How a “Failing” Product Metric Created a Category
Then there’s GitHub Copilot. A product that, by conventional metrics, should have been killed. “When we first released it acceptance rates were like in the 20 30. Just think about this--70 of the time that we suggested something to you you did not accept it.” By any standard A/B test logic, that’s a failure. Most organizations would have sunsetted it.
But Mario Rodriguez and his team didn’t. Why? Because they were outcome-driven, not output-driven. They weren’t measuring feature adoption--they were measuring developer love. And developers loved it. Even when it failed, it felt magical.
"You would think that makes a horrible product but no because of all of the value when you did people just absolutely loved it and that was a learning even for me."
-- Mario Rodriguez
That disconnect between metric and experience is critical. It reveals a deeper truth: innovation often breaks existing evaluation frameworks. If you’re using old metrics to judge new categories, you’ll kill the future.
Copilot didn’t win because it was right more often. It won because of how it was wrong--and how users adapted. The team noticed people using comments to program. Writing in Spanish. Asking for help mid-line. These weren’t test results. They were emergent behaviors.

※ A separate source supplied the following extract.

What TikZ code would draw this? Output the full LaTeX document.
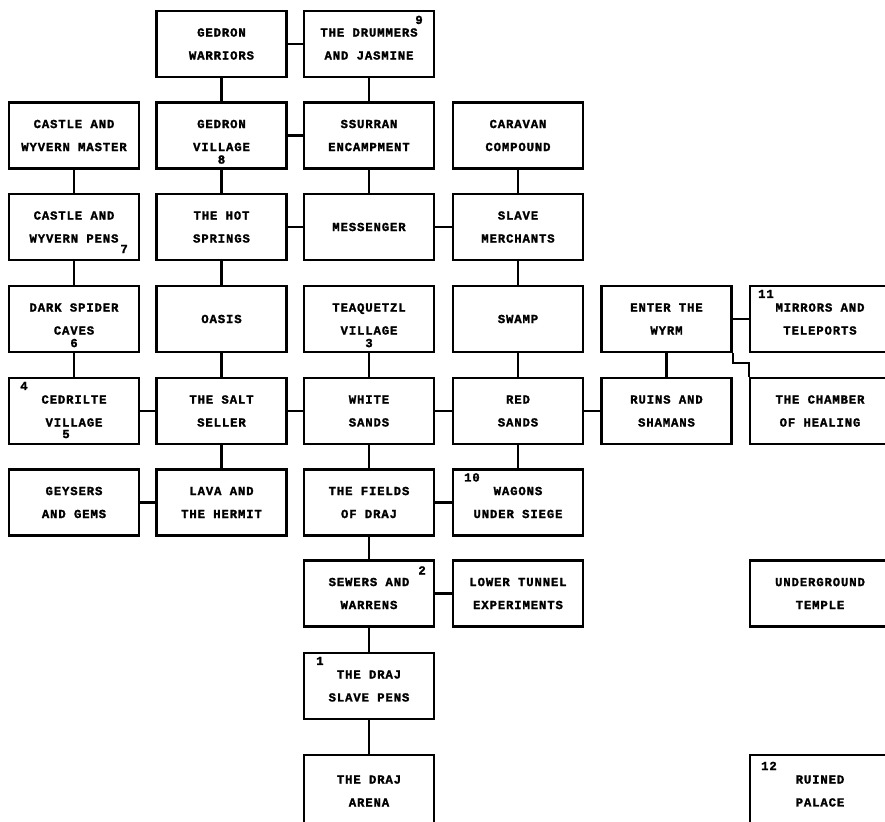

And the team responded not with a pivot, but with iteration. “We value the learning loop or like your innovation velocity through that.” They ran three experiments a week, not because they had to, but because they wanted to. Each failure narrowed the path to what worked.
The real breakthrough? “Fill in the middle.” Most code isn’t written at the end of a line. It’s edited in the middle. That insight didn’t come from a roadmap. It came from watching people struggle. From failing. From learning.
And that’s the final layer: expertise matters. Rodriguez is clear--this wasn’t just about iteration. “You do need expertise in developer tools.” Fast learning amplifies good taste. Without it, you’re just failing faster in the wrong direction.
The consequence? Copilot didn’t just become a product. It became a new way of programming. And because the team was willing to sit with discomfort--low acceptance rates, unclear ROI, ambiguous metrics--they got to a place others couldn’t. Not because they were smarter. Because they were willing to be uncomfortable longer.
Key Action Items
- Stop training for behavior change--start modeling it. Leadership repetition isn’t optional. If you haven’t said it 40 times, it hasn’t sunk in. Make experimentation part of every review, every all-hands, every 1:1.
- Publicly own your failures. Use all-hands meetings to share when you were wrong and what you learned. This isn’t humility--it’s system design. It lowers the cost of risk for your team.
- Adopt the 70/20/10 portfolio framework. Allocate resources across sure bets, strategic bets, and venture bets. Adjust the mix based on market disruption. Protect time for learning.
- Measure outcomes, not just outputs. If a product feels magical but has low acceptance, dig deeper. Don’t kill innovation because it breaks your current metrics.
- Run at least 2--3 experiments per week on high-uncertainty problems. Speed up the learning loop. Reward learning velocity, not just delivery. This pays off in 12--18 months.
- Share unfinished thinking early. Circulate “skeleton docs” before plans are locked. Give teams time to do discovery before commitments are made.
- Invest in domain expertise. Fast iteration amplifies taste. Without deep user understanding, you’ll optimize the wrong things. This is a long-term moat--start now.